** Exercise objective **
Transcribe the whole listing below without changing a word, but leave out every image.

%%

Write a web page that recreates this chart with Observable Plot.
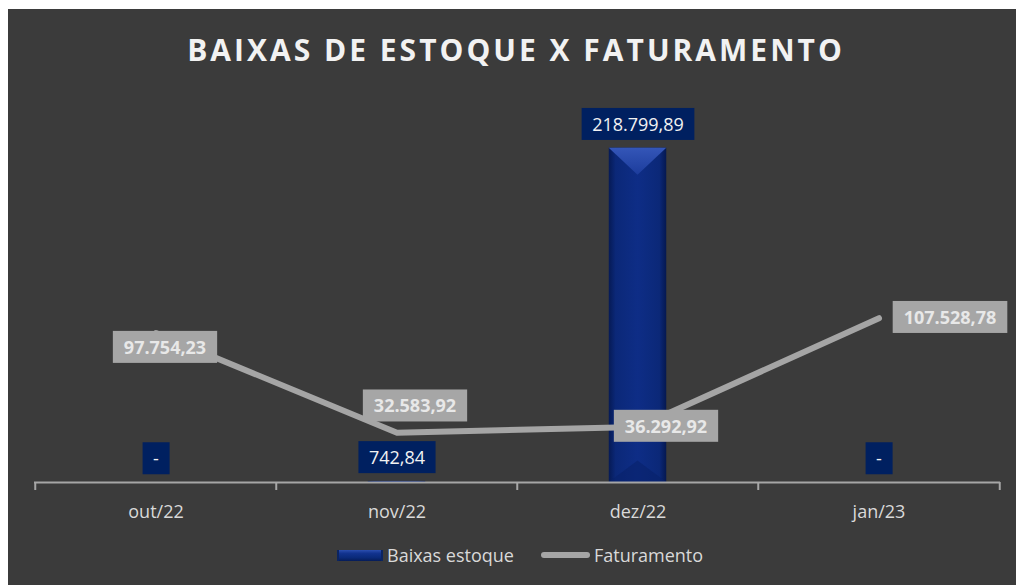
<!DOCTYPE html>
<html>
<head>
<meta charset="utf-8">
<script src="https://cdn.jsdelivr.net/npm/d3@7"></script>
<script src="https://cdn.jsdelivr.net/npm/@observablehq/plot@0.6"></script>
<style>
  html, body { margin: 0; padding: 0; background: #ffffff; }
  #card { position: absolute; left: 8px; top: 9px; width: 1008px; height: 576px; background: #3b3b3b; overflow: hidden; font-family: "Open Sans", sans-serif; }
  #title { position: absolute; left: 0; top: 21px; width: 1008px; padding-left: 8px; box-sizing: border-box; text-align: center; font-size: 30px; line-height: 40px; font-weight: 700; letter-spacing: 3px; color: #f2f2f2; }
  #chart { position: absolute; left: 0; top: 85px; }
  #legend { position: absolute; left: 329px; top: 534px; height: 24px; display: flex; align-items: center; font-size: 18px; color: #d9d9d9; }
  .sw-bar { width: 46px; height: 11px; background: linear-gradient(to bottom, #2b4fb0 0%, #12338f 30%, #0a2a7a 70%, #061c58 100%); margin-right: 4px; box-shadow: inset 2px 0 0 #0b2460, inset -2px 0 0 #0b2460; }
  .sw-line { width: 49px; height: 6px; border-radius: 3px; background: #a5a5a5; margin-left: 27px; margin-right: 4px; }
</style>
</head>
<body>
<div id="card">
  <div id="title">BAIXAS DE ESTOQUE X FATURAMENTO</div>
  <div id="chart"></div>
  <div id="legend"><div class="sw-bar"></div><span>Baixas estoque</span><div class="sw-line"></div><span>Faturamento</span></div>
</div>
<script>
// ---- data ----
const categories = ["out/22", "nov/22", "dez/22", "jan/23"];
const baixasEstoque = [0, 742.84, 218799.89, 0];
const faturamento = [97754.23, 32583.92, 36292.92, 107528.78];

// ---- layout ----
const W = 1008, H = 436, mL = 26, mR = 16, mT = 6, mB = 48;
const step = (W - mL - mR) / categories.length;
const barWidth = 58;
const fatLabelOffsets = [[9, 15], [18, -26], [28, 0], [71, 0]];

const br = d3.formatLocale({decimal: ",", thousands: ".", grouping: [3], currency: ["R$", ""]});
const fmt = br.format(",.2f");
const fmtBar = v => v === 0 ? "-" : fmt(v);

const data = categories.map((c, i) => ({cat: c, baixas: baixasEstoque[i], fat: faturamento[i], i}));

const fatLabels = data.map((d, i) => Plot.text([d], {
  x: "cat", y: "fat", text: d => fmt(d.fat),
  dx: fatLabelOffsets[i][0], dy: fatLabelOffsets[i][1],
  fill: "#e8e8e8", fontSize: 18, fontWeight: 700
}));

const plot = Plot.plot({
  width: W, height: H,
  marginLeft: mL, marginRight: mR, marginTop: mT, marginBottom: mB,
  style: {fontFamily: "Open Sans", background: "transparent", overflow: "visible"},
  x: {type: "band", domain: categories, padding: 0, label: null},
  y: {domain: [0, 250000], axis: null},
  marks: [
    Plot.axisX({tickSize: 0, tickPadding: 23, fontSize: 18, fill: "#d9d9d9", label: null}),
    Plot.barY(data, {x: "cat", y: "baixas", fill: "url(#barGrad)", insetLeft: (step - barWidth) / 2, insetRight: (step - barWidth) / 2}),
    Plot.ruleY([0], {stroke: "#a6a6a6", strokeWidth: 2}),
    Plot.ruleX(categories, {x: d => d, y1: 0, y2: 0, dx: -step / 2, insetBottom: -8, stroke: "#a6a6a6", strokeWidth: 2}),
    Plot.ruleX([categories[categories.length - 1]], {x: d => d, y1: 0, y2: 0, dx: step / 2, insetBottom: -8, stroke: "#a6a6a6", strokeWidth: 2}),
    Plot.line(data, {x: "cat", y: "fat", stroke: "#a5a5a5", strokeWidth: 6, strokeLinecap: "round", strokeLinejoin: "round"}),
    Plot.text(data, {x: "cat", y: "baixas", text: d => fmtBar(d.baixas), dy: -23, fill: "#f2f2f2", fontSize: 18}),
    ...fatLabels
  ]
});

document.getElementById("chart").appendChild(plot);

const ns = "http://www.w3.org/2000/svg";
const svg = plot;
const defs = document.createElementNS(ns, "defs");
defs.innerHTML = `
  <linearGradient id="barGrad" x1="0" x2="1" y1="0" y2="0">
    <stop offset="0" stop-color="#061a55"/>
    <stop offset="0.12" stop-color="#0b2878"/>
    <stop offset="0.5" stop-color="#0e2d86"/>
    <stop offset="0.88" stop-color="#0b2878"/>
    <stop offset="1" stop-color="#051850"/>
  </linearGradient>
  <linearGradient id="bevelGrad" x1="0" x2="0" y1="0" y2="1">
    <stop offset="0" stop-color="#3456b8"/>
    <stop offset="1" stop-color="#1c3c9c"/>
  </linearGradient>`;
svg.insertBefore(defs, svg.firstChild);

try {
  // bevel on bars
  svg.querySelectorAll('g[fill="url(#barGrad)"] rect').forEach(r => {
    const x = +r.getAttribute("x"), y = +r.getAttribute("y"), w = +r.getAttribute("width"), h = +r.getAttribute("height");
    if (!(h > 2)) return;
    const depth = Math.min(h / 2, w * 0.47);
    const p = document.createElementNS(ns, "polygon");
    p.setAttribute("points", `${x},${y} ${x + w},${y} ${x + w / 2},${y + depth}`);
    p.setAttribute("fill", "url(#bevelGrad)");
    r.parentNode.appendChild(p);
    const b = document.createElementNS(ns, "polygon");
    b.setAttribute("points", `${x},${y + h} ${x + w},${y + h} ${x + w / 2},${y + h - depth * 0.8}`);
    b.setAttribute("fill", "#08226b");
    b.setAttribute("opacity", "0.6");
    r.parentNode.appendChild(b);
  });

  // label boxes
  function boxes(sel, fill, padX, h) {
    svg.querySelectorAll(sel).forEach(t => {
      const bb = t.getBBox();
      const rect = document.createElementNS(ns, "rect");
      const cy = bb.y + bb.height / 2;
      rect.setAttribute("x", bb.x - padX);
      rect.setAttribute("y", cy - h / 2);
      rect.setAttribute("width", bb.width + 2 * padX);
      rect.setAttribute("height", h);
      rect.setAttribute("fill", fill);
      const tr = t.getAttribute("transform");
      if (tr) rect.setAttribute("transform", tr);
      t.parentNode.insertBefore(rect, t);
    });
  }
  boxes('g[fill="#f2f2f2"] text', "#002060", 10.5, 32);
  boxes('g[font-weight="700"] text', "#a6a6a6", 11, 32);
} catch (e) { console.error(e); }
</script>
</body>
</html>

%%

** Task result **
Write a web page that recreates this chart with Observable Plot.
<!DOCTYPE html>
<html>
<head>
<meta charset="utf-8">
<script src="https://cdn.jsdelivr.net/npm/d3@7"></script>
<script src="https://cdn.jsdelivr.net/npm/@observablehq/plot@0.6"></script>
<style>
  html, body { margin: 0; padding: 0; background: #ffffff; }
  #card { position: absolute; left: 8px; top: 9px; width: 1008px; height: 576px; background: #3b3b3b; overflow: hidden; font-family: "Open Sans", sans-serif; }
  #title { position: absolute; left: 0; top: 21px; width: 1008px; padding-left: 8px; box-sizing: border-box; text-align: center; font-size: 30px; line-height: 40px; font-weight: 700; letter-spacing: 3px; color: #f2f2f2; }
  #chart { position: absolute; left: 0; top: 85px; }
  #legend { position: absolute; left: 329px; top: 534px; height: 24px; display: flex; align-items: center; font-size: 18px; color: #d9d9d9; }
  .sw-bar { width: 46px; height: 11px; background: linear-gradient(to bottom, #2b4fb0 0%, #12338f 30%, #0a2a7a 70%, #061c58 100%); margin-right: 4px; box-shadow: inset 2px 0 0 #0b2460, inset -2px 0 0 #0b2460; }
  .sw-line { width: 49px; height: 6px; border-radius: 3px; background: #a5a5a5; margin-left: 27px; margin-right: 4px; }
</style>
</head>
<body>
<div id="card">
  <div id="title">BAIXAS DE ESTOQUE X FATURAMENTO</div>
  <div id="chart"></div>
  <div id="legend"><div class="sw-bar"></div><span>Baixas estoque</span><div class="sw-line"></div><span>Faturamento</span></div>
</div>
<script>
// ---- data ----
const categories = ["out/22", "nov/22", "dez/22", "jan/23"];
const baixasEstoque = [0, 742.84, 218799.89, 0];
const faturamento = [97754.23, 32583.92, 36292.92, 107528.78];

// ---- layout ----
const W = 1008, H = 436, mL = 26, mR = 16, mT = 6, mB = 48;
const step = (W - mL - mR) / categories.length;
const barWidth = 58;
const fatLabelOffsets = [[9, 15], [18, -26], [28, 0], [71, 0]];

const br = d3.formatLocale({decimal: ",", thousands: ".", grouping: [3], currency: ["R$", ""]});
const fmt = br.format(",.2f");
const fmtBar = v => v === 0 ? "-" : fmt(v);

const data = categories.map((c, i) => ({cat: c, baixas: baixasEstoque[i], fat: faturamento[i], i}));

const fatLabels = data.map((d, i) => Plot.text([d], {
  x: "cat", y: "fat", text: d => fmt(d.fat),
  dx: fatLabelOffsets[i][0], dy: fatLabelOffsets[i][1],
  fill: "#e8e8e8", fontSize: 18, fontWeight: 700
}));

const plot = Plot.plot({
  width: W, height: H,
  marginLeft: mL, marginRight: mR, marginTop: mT, marginBottom: mB,
  style: {fontFamily: "Open Sans", background: "transparent", overflow: "visible"},
  x: {type: "band", domain: categories, padding: 0, label: null},
  y: {domain: [0, 250000], axis: null},
  marks: [
    Plot.axisX({tickSize: 0, tickPadding: 23, fontSize: 18, fill: "#d9d9d9", label: null}),
    Plot.barY(data, {x: "cat", y: "baixas", fill: "url(#barGrad)", insetLeft: (step - barWidth) / 2, insetRight: (step - barWidth) / 2}),
    Plot.ruleY([0], {stroke: "#a6a6a6", strokeWidth: 2}),
    Plot.ruleX(categories, {x: d => d, y1: 0, y2: 0, dx: -step / 2, insetBottom: -8, stroke: "#a6a6a6", strokeWidth: 2}),
    Plot.ruleX([categories[categories.length - 1]], {x: d => d, y1: 0, y2: 0, dx: step / 2, insetBottom: -8, stroke: "#a6a6a6", strokeWidth: 2}),
    Plot.line(data, {x: "cat", y: "fat", stroke: "#a5a5a5", strokeWidth: 6, strokeLinecap: "round", strokeLinejoin: "round"}),
    Plot.text(data, {x: "cat", y: "baixas", text: d => fmtBar(d.baixas), dy: -23, fill: "#f2f2f2", fontSize: 18}),
    ...fatLabels
  ]
});

document.getElementById("chart").appendChild(plot);

const ns = "http://www.w3.org/2000/svg";
const svg = plot;
const defs = document.createElementNS(ns, "defs");
defs.innerHTML = `
  <linearGradient id="barGrad" x1="0" x2="1" y1="0" y2="0">
    <stop offset="0" stop-color="#061a55"/>
    <stop offset="0.12" stop-color="#0b2878"/>
    <stop offset="0.5" stop-color="#0e2d86"/>
    <stop offset="0.88" stop-color="#0b2878"/>
    <stop offset="1" stop-color="#051850"/>
  </linearGradient>
  <linearGradient id="bevelGrad" x1="0" x2="0" y1="0" y2="1">
    <stop offset="0" stop-color="#3456b8"/>
    <stop offset="1" stop-color="#1c3c9c"/>
  </linearGradient>`;
svg.insertBefore(defs, svg.firstChild);

try {
  // bevel on bars
  svg.querySelectorAll('g[fill="url(#barGrad)"] rect').forEach(r => {
    const x = +r.getAttribute("x"), y = +r.getAttribute("y"), w = +r.getAttribute("width"), h = +r.getAttribute("height");
    if (!(h > 2)) return;
    const depth = Math.min(h / 2, w * 0.47);
    const p = document.createElementNS(ns, "polygon");
    p.setAttribute("points", `${x},${y} ${x + w},${y} ${x + w / 2},${y + depth}`);
    p.setAttribute("fill", "url(#bevelGrad)");
    r.parentNode.appendChild(p);
    const b = document.createElementNS(ns, "polygon");
    b.setAttribute("points", `${x},${y + h} ${x + w},${y + h} ${x + w / 2},${y + h - depth * 0.8}`);
    b.setAttribute("fill", "#08226b");
    b.setAttribute("opacity", "0.6");
    r.parentNode.appendChild(b);
  });

  // label boxes
  function boxes(sel, fill, padX, h) {
    svg.querySelectorAll(sel).forEach(t => {
      const bb = t.getBBox();
      const rect = document.createElementNS(ns, "rect");
      const cy = bb.y + bb.height / 2;
      rect.setAttribute("x", bb.x - padX);
      rect.setAttribute("y", cy - h / 2);
      rect.setAttribute("width", bb.width + 2 * padX);
      rect.setAttribute("height", h);
      rect.setAttribute("fill", fill);
      const tr = t.getAttribute("transform");
      if (tr) rect.setAttribute("transform", tr);
      t.parentNode.insertBefore(rect, t);
    });
  }
  boxes('g[fill="#f2f2f2"] text', "#002060", 10.5, 32);
  boxes('g[font-weight="700"] text', "#a6a6a6", 11, 32);
} catch (e) { console.error(e); }
</script>
</body>
</html>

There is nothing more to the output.